Yes, it does, although we may not like the lessons that are implied.


  • Making everyone rich reduces ethnic prejudice because no one is worried about poverty-oriented crime. Unfortunately, turning everyone in America or the world into a zillionaire is not going to happen any time soon.


  • Prejudice against particular ethnic groups can be mitigated when someone with even lower status appears who can be a lightning rod for group hatred. Prejudice against Italians and Jews was widespread in northern American cities in the late 19th and early 20th centuries. The migration of large numbers of Negros from the South to Northern cities in the 1940’s and 1950’s made Italians and Jews seem like a much less pressing problem. Discriminatory hostility was refocused on Blacks. Discrimination against French people in 18th century America was made moot by the arrival of Germans. Discrimination against Germans in the 19thcentury was made moot by the arrival of Italians and Poles.

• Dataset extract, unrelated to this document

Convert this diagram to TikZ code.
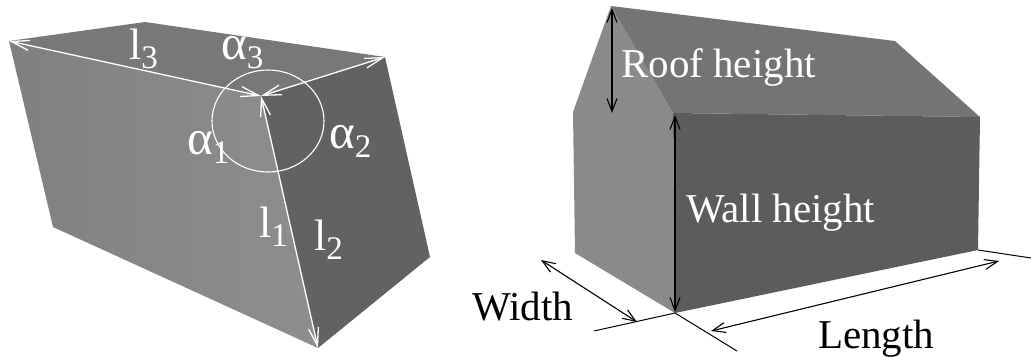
\documentclass[tikz,border=0pt]{standalone}
\usepackage{fontspec}
\setmainfont{Liberation Serif}
\usetikzlibrary{arrows.meta}
\newcommand\lowsub[1]{\raisebox{-9pt}{\fontsize{33}{33}\selectfont #1}}
\newcommand\bigalpha{{\fontsize{49}{49}\selectfont α}}
\begin{document}
\begin{tikzpicture}[x=1pt,y=-1pt,
  whitedim/.style={draw=white, line width=1.3pt,
    {Straight Barb[length=18pt,width=10pt]}-{Straight Barb[length=18pt,width=10pt]}},
  blackdim/.style={draw=black, line width=1.1pt,
    {Straight Barb[length=13pt,width=10pt]}-{Straight Barb[length=13pt,width=10pt]}},
  extline/.style={draw=black, line width=1pt},
  symlabel/.style={text=white, inner sep=0pt, anchor=base west,
    font=\fontsize{44}{44}\selectfont},
  houselabel/.style={inner sep=0pt, anchor=base west,
    font=\fontsize{41}{41}\selectfont}]
\useasboundingbox (0,0) rectangle (1031,362);

% ---------- slanted box with its three edges and angles ----------
\coordinate (A) at (9,41);
\coordinate (B) at (145,22);
\coordinate (D) at (385,57);
\coordinate (C) at (261,96);
\coordinate (E) at (318,348);
\coordinate (F) at (53,227);
\coordinate (G) at (430,257);

\fill[fill={rgb,255:red,120;green,120;blue,120}] (A) -- (B) -- (D) -- (C) -- cycle;
\shade[left color={rgb,255:red,128;green,128;blue,128},
       right color={rgb,255:red,142;green,142;blue,142}]
  (A) -- (C) -- (E) -- (F) -- cycle;
\fill[fill={rgb,255:red,98;green,98;blue,98}] (C) -- (D) -- (G) -- (E) -- cycle;

\draw[whitedim] (A) -- (C);
\draw[whitedim] (D) -- (C);
\draw[whitedim] (C) -- (E);
\coordinate (Ac) at (268,121);
\draw[white, line width=1.1pt] (Ac) ellipse [x radius=56pt, y radius=51pt];

\node[symlabel] (l3) at (129,59) {l\lowsub{3}};
\node[symlabel] (a3) at (221,59) {\bigalpha\lowsub{3}};
\node[symlabel] (a1) at (187,154) {\bigalpha\lowsub{1}};
\node[symlabel] (a2) at (329,148) {\bigalpha\lowsub{2}};
\node[symlabel] (l1) at (259,237) {l\lowsub{1}};
\node[symlabel] (l2) at (314,250) {l\lowsub{2}};

% ---------- house with its dimensions ----------
\coordinate (P) at (611,6);
\coordinate (R) at (895,41);
\coordinate (EL) at (573,112);
\coordinate (ER) at (673,113);
\coordinate (WR) at (980,117);
\coordinate (BL) at (575,253);
\coordinate (BN) at (675,313);
\coordinate (BR) at (978,250);

\fill[fill={rgb,255:red,138;green,138;blue,138}] (P) -- (EL) -- (BL) -- (BN) -- (ER) -- cycle;
\fill[fill={rgb,255:red,116;green,116;blue,116}] (P) -- (R) -- (WR) -- (ER) -- cycle;
\fill[fill={rgb,255:red,92;green,92;blue,92}] (ER) -- (WR) -- (BR) -- (BN) -- cycle;

\coordinate (roofT) at (612,8);
\coordinate (roofB) at (612,113);
\coordinate (wallT) at (675,115);
\coordinate (wallB) at (675,312);
\draw[blackdim] (roofT) -- (roofB);
\draw[blackdim] (wallT) -- (wallB);

% extension lines at the base
\coordinate (extL) at (594,331);
\coordinate (extD) at (737,351);
\coordinate (extR) at (1031,258);
\draw[extline] (extL) -- (BN) -- (extD);
\draw[extline] (BR) -- (extR);

\coordinate (wA) at (541,260);
\coordinate (wB) at (637,322);
\coordinate (lA) at (711,331);
\coordinate (lB) at (999,261);
\draw[blackdim] (wA) -- (wB);
\draw[blackdim] (lA) -- (lB);

\node[houselabel, text=white] (roof) at (621,77) {Roof height};
\node[houselabel, text=white] (wall) at (686,222) {Wall height};
\node[houselabel] (width) at (472,320) {Width};
\node[houselabel] (length) at (818,348) {Length};
\end{tikzpicture}
\end{document}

People don’t necessarily become non-discriminatory and open to all human beings. But the target of who receives hostile attention can change.


Plus, as Douds points out, even when people are playing “nice”, they can still have hidden subtle forms of discrimination that put “much beloved” and “much praised” minorities into structurally disadvantaged positions.


Still, racially harmonious suburbs offer very real improvements over normal ethnic interactions in the United States. The social dialogues that occur between people of different groups really can change attitudes in fundamental positive ways.


Human beings will never be perfect. They can be made better.